Nonetheless, it makes for a titillating story so it's repeated
down
through the ages.
Later
intermediate retellings change the "lesson". In
our material, three of the films
(Julius Caesar, Antony and Cleopatra, and Titus) are based on explicit
retellings by Shakespeare, who had lessons of his own to add. All of the stories in all of the films
were reworked by European Renaissance "humanists" (i.e., people --
almost invariably men -- who rediscovered the "classic" Roman stories
and rewrote them into Ciceronian Latin or their own vernaculars, their avowed purpose being to find
"human" exemplars to replace the biblical exemplars of the earlier
"scholastics".) It's
worth noting here that Shakespeare got his Roman histories (Julius
Caesar and Antony
and
Cleopatra, but not
Titus
Andronicus) from
Sir Thomas
North's 1579 English translation of Plutarch's Parallel Lives, and that
North
would have been working from Latin text(s) as rendered by Italian or
French
humanists of his own time or slightly earlier, not with original texts..
Recent
productions (i.e., 20th/21st century) have their
own
added lessons to teach.
The
1937 Scipio
film was a
glorification of Italian fascist imperialism, which had been expanding
in Libya
("Tripolitania" and "Cyrenaica") since Mussolini's
accession and which, a few months after Scipio's premier would lead to the Italian
invasion of
Ethiopia. The intended Italian
audience reveled in the idea of imperial expansion.
Seventy years later we look on it with revulsion:
the "reception" has changed, clearly because our "political
correctness" isn't the same as that of the 1930s Italian audience.
The
post WW2 Hollywood epics (both Religious and Toga) were based on 18th
and 19th
century Protestant "novelizations" and novels. Quo
Vadis,
The Robe, and The
Ten
Commandments were
clearly
"religious message" films, and, not incidentally, had post-war
anti-war messages. They are
outside the scope of this course even though the first two were
definitely
"Roman". Ben Hur, which we will not see, was also
blatantly
religious, but that's not why we won't be seeing it.

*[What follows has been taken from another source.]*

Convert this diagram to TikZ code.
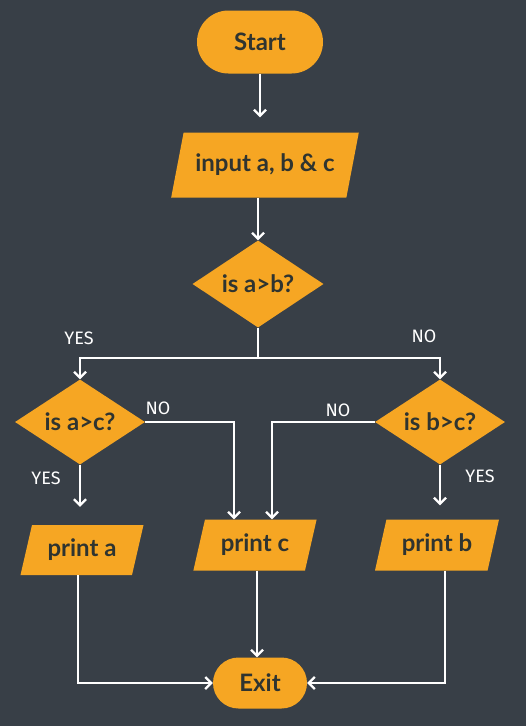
\documentclass[tikz,border=0pt]{standalone}
\usepackage{fontspec}
\setmainfont{Lato}
\newfontfamily\handfont{Fira Sans}
\usetikzlibrary{shapes.geometric,shapes.misc,arrows.meta,calc}
\definecolor{bg}{HTML}{383F47}
\definecolor{orng}{HTML}{F6A623}
\definecolor{txt}{HTML}{2F3430}
\begin{document}
\begin{tikzpicture}[x=1pt,y=-1pt,
 box/.style={fill=orng, text=txt, font=\bfseries\fontsize{24}{28}\selectfont, inner sep=0pt},
 term/.style={box, rounded rectangle},
 io/.style={box, trapezium, trapezium stretches=true},
 dec/.style={box, diamond, shape aspect=1.5},
 flow/.style={draw=white, line width=2.2pt, -{Straight Barb[length=6pt,width=12pt,line width=2.2pt]}},
 wire/.style={draw=white, line width=2.2pt},
 lbl/.style={text=white, font=\handfont\fontsize{18}{20}\selectfont}
]
\fill[bg] (0,0) rectangle (526,726);
\useasboundingbox (0,0) rectangle (526,726);

\node[term, minimum width=126pt, minimum height=63pt] (start) at (260,42) {Start};
\node[io, trapezium left angle=64, trapezium right angle=116, minimum width=188pt, minimum height=65pt] (input) at (265,165) {input a, b \& c};
\node[dec, minimum width=131pt, minimum height=87pt] (dab) at (258,284) {is a>b?};
\node[dec, minimum width=130pt, minimum height=85pt] (dac) at (80,422) {is a>c?};
\node[dec, minimum width=130pt, minimum height=85pt] (dbc) at (440,422) {is b>c?};
\node[io, trapezium left angle=70, trapezium right angle=110, minimum width=124pt, minimum height=50pt] (pa) at (82,550) {print a};
\node[io, trapezium left angle=70, trapezium right angle=110, minimum width=124pt, minimum height=51pt] (pc) at (255,545) {print c};
\node[io, trapezium left angle=70, trapezium right angle=110, minimum width=125pt, minimum height=51pt] (pb) at (437,545) {print b};
\node[term, minimum width=94pt, minimum height=51pt] (exit) at (260,683) {Exit};

\coordinate (split) at (258,358);

\draw[flow, shorten >=15pt] (start.south) -- (start.south |- input.north);
\draw[flow] (input.south -| dab.north) -- (dab.north);
\draw[wire] (dab.south) -- (split);
\draw[flow] (split) -| (dac.north);
\draw[flow] (split) -| (dbc.north);
\draw[flow] (dac.east) -| ($(pc.north)+(-21,0)$);
\draw[flow] (dbc.west) -| ($(pc.north)+(17,0)$);
\draw[flow, shorten >=18pt] (dac.south) -- (dac.south |- pa.north);
\draw[flow, shorten >=14pt] (dbc.south) -- (dbc.south |- pb.north);
\draw[flow] ($(pc.south)+(2,0)$) -- ($(pc.south |- exit.north)+(2,0)$);
\draw[flow] ($(pa.south)+(-4,0)$) |- (exit.west);
\draw[flow] ($(pb.south)+(8,0)$) |- (exit.east);

\node[lbl] (y1) at (79,338) {YES};
\node[lbl] (n1) at (424,336) {NO};
\node[lbl] (n2) at (158,408) {NO};
\node[lbl] (n3) at (338,410) {NO};
\node[lbl] (y2) at (46,478) {YES};
\node[lbl] (y3) at (480,476) {YES};
\end{tikzpicture}
\end{document}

The choice was between Spartacus and Ben Hur, and the former
has more lessons to teach both about Rome and about the societies that
made the
movies. (We will see, however, the
eight-minute chariot race scene from Ben Hur (twice):
it's too iconic and exciting to miss.) The
Spartacus film also has Christian
resonance, first because of the initial explicit tie-in to Christianity
provided by the off-screen narrator and then because of how the
Christian West
reacts to crucifixion, not to mention the subtext of supposed Christian
virtues
that run through the whole film. The
narrator's opening "Christian" remarks, by the way, are not nearly as
jarring to the educated ear as are the remarks, supposedly the words of
Augustus in a reference to his Res Gestae brag sheet, at the end of the 2003
Italian Augustus
TV film that refer to the birth of "Jesus of
Nazareth" in the 23rd year of his reign. Also, by the
way, there is nothing in the real history of Spartacus that would
justify the scene of his crucifixion: it was a cruci-fiction. Although
many of his men were crucified, Spartacus was not. It was assumed
that he had been killed in battle, but the body of Spartacus was
never found -- like Hitler, he still may be hiding out in Argentina.
The
Caligula movie
was the
result of several different visions (some of them clearly perverted)
working at
cross-purposes. The version we
will see is the least perverted (R - rated with Gore Vidal's name
back on the
label). We'll talk about but not
see the other versions.
Fellini's
Satyricon, based
on the
surviving fragmentary Satyricon
of Petronius Arbiter, Nero's supposed "master of the revels", was
produced to draw parallels between Dolce Vita 1960s Italy and Nero's Rome. It's pretty tame by today's
standards. What could Fellini have
wrought today? (Something to think
about: were the Satyricons of Petronius and Fellini about satire or
Satyrs?)
Gladiator is yet another big toga
blockbuster. The story is pure
fiction except for the names of some of the main characters. It gets an "F" for historical
accuracy, but the background material -- costumes, ambiance,
architecture, and
the feel of the colosseum are very accurate. When
Gladiator
first
lit the silver screen, several movie critics said that it was
too violent and bloody, but we "Romanists" know (don't we?) that the
movie wasn't nearly bloody and violent enough to accurately depict the
Colosseum and Roman society.
Our
final film will be Titus,
Julie Taymore's fairly accurate rendering of Shakespeare's Titus
Andronicus. This
was Shakespeare's most violent play, and
Ms. Taymore doesn't cringe from reflecting Shakespeare.
Shakespeare scholars say that he was
inspired by the "revenge dramas" of Seneca, nine "plays"
intended to be read rather than performed that were written in blank
verse by
the Roman stoic philosopher Seneca in the 1st century AD.
Rediscovered by Italian humanists in the mid-16th century, they became
the
models for the revival of tragedy on the Renaissance stage. The two
great, but very different, dramatic traditions of the age -- French
Neoclassical tragedy and Elizabethan tragedy --
both drew inspiration from Seneca.
There are certainly "modernisms" throughout the film, but they
are clearly both intentional and, more importantly, to the point.
Taymore is better known for her design, direction, staging
of "The Lion King" (which, in fact, has some elements that could
easily have been drawn from Shakespeare.) A more traditional version of
Shakespeare's Titus Andronicus will be playing at the Washington
Shakespear Theatre from April 3 through May 20, 2007.
Our class on Titus will be on May 8.